Set aside the matter of gender and Rudd is a much more satisfactory Madame Defarge, the demented woman from Dickens' Tale of Two Cities who takes her knitting to the foot of the guillotine in revolutionary Paris and quietly purls while the heads topple into the tumbril.

"...imbued in her childhood with a brooding sense of wrong, and an inveterate hatred of a class, opportunity had developed her into a tigress. She was absolutely without pity," Dickens wrote of his creation.

Quite.

Madame Defarge's need for vengeance was driven by the childhood memory of her family's ill-treatment by the aristocracy.

Kevin Rudd has infused into his personal narrative how he and his mother were driven off the share farm on which his father had toiled before dying; of having no bed but the back seat of an old Volkswagen; of being farmed out to relatives while his mother slaved at domestic work.

Imagine, then, having risen all the way to The Lodge, unaligned to any faction, only to be flung aside by the new aristocracy, the faceless men and their new empress, Julia Gillard.

Madame Defarge became a pitiless revolutionary, secretly knitting a register of all those who should be served up to the guillotine.

It would be easier, wrote Dickens, for a person to erase themselves from existence than to erase one letter of their name or their crimes from the knitted register of Madame Defarge.

Kevin Rudd, according to Rudd family lore, was something of a specialist with the knitting needles. As a child on long country nights on the share farm, he emulated his sainted mother and contented himself knitting scarves and the like.

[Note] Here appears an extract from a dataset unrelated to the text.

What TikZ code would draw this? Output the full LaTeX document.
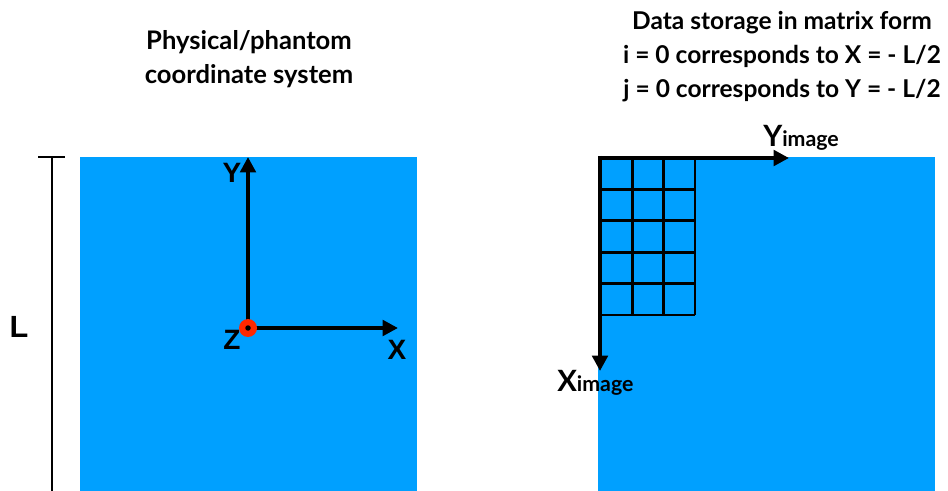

In the political wilderness of the past three years, it is not such a stretch to imagine him – at least metaphorically – knitting a register of enemies to be consigned to the blade.

Like Madame Defarge, who early in the tale sits in the shadows, "a watchful eye that seldom seemed to see anything", but whose mere flick of expression conveyed much, Rudd tried the secret needle of the deadly leak against the Empress, his detractors maintain.

When the whispered word did not destroy her, he came directly at Ms Gillard, seeking her head.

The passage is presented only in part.